Exercise brief:
Which lines in the material below contain the word "this"? Copy each of them.

Entries supplied:
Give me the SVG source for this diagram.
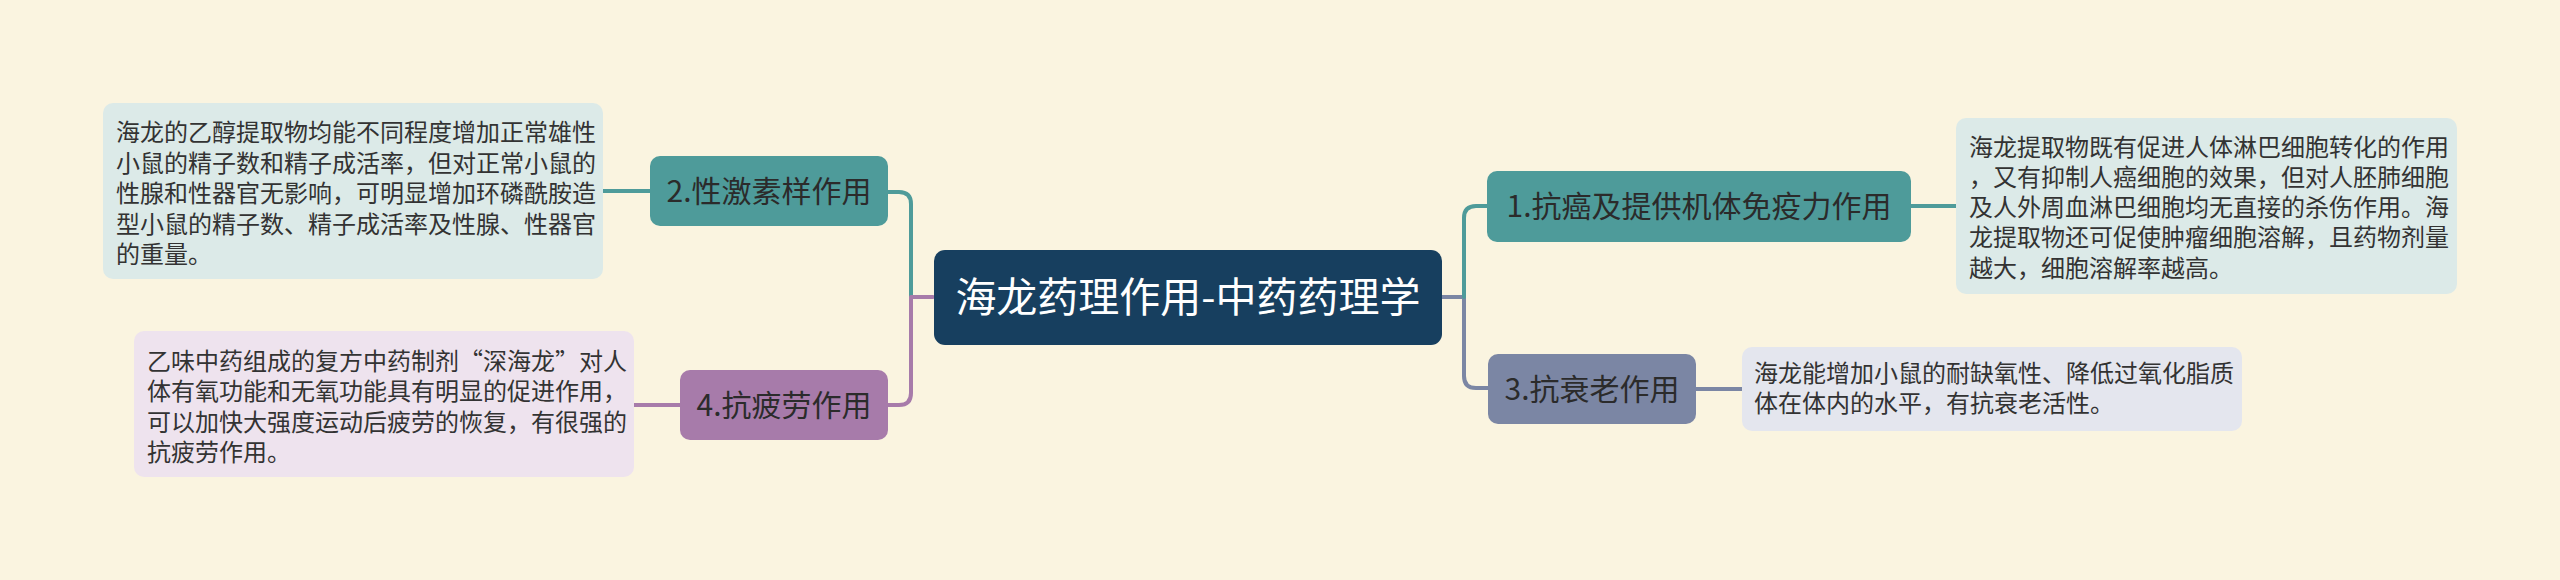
<svg xmlns="http://www.w3.org/2000/svg" width="2560" height="580" viewBox="0 0 2560 580">
<style>
text{font-family:"Noto Sans CJK SC","Noto Sans",sans-serif;}
.conn{fill:none;stroke-width:4;stroke-linecap:round;stroke-linejoin:round;}
.teal{stroke:#4E9B9A;}
.purple{stroke:#A77BAA;}
.slate{stroke:#7B86A4;}
.node{font-size:30px;fill:#2B2B2B;text-anchor:middle;}
.leaf{font-size:24px;fill:#333333;}
.root{font-size:41px;fill:#FFFFFF;text-anchor:middle;}
</style>
<rect width="2560" height="580" fill="#FAF4E0"/>
<g id="connectors">
<path class="conn teal" d="M911 297 V204 Q911 192 899 192 H888"/>
<path class="conn purple" d="M933 297 H911 V393 Q911 405 899 405 H888"/>
<path class="conn slate" d="M1442 297 H1464 V376 Q1464 388 1476 388 H1488"/>
<path class="conn teal" d="M1464 297 V218 Q1464 206 1476 206 H1488"/>
<path class="conn teal" d="M603 191 H650"/>
<path class="conn purple" d="M634 405 H680"/>
<path class="conn teal" d="M1911 206 H1956"/>
<path class="conn slate" d="M1696 389 H1742"/>
</g>
<g id="root">
<rect x="934" y="250" width="508" height="95" rx="11" fill="#173F5F"/>
<text class="root" x="1188" y="312">海龙药理作用-中药药理学</text>
</g>
<g id="node1">
<rect x="1487" y="171" width="424" height="71" rx="10" fill="#4E9B9A"/>
<text class="node" x="1699" y="217">1.抗癌及提供机体免疫力作用</text>
</g>
<g id="leaf1">
<rect x="1956" y="118" width="501" height="176" rx="10" fill="#DCEAE8"/>
<text class="leaf" x="1969" y="155.5">海龙提取物既有促进人体淋巴细胞转化的作用</text>
<text class="leaf" x="1969" y="185.8">，又有抑制人癌细胞的效果，但对人胚肺细胞</text>
<text class="leaf" x="1969" y="216.1">及人外周血淋巴细胞均无直接的杀伤作用。海</text>
<text class="leaf" x="1969" y="246.4">龙提取物还可促使肿瘤细胞溶解，且药物剂量</text>
<text class="leaf" x="1969" y="276.7">越大，细胞溶解率越高。</text>
</g>
<g id="node2">
<rect x="650" y="156" width="238" height="70" rx="10" fill="#4E9B9A"/>
<text class="node" x="769" y="202">2.性激素样作用</text>
</g>
<g id="leaf2">
<rect x="103" y="103" width="500" height="176" rx="10" fill="#DCEAE8"/>
<text class="leaf" x="116" y="141">海龙的乙醇提取物均能不同程度增加正常雄性</text>
<text class="leaf" x="116" y="171.5">小鼠的精子数和精子成活率，但对正常小鼠的</text>
<text class="leaf" x="116" y="202">性腺和性器官无影响，可明显增加环磷酰胺造</text>
<text class="leaf" x="116" y="232.5">型小鼠的精子数、精子成活率及性腺、性器官</text>
<text class="leaf" x="116" y="263">的重量。</text>
</g>
<g id="node3">
<rect x="1488" y="354" width="208" height="70" rx="10" fill="#7B86A4"/>
<text class="node" x="1592" y="400">3.抗衰老作用</text>
</g>
<g id="leaf3">
<rect x="1742" y="347" width="500" height="84" rx="10" fill="#E4E6EE"/>
<text class="leaf" x="1754" y="382">海龙能增加小鼠的耐缺氧性、降低过氧化脂质</text>
<text class="leaf" x="1754" y="412">体在体内的水平，有抗衰老活性。</text>
</g>
<g id="node4">
<rect x="680" y="370" width="208" height="70" rx="10" fill="#A77BAA"/>
<text class="node" x="784" y="416">4.抗疲劳作用</text>
</g>
<g id="leaf4">
<rect x="134" y="331" width="500" height="146" rx="10" fill="#EEE3EE"/>
<text class="leaf" x="147" y="370">乙味中药组成的复方中药制剂“深海龙”对人</text>
<text class="leaf" x="147" y="400.3">体有氧功能和无氧功能具有明显的促进作用，</text>
<text class="leaf" x="147" y="430.6">可以加快大强度运动后疲劳的恢复，有很强的</text>
<text class="leaf" x="147" y="460.9">抗疲劳作用。</text>
</g>
</svg>
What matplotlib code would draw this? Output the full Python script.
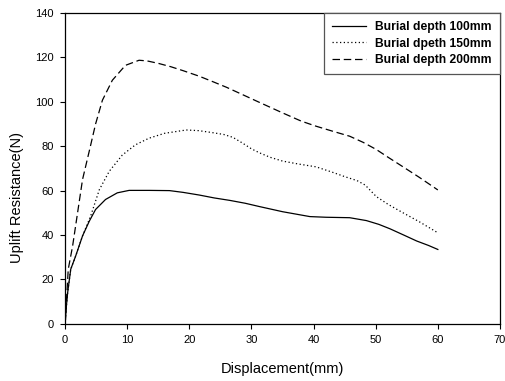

The output:
Give me the SVG source for this diagram.
What matplotlib code would draw this? Output the full Python script.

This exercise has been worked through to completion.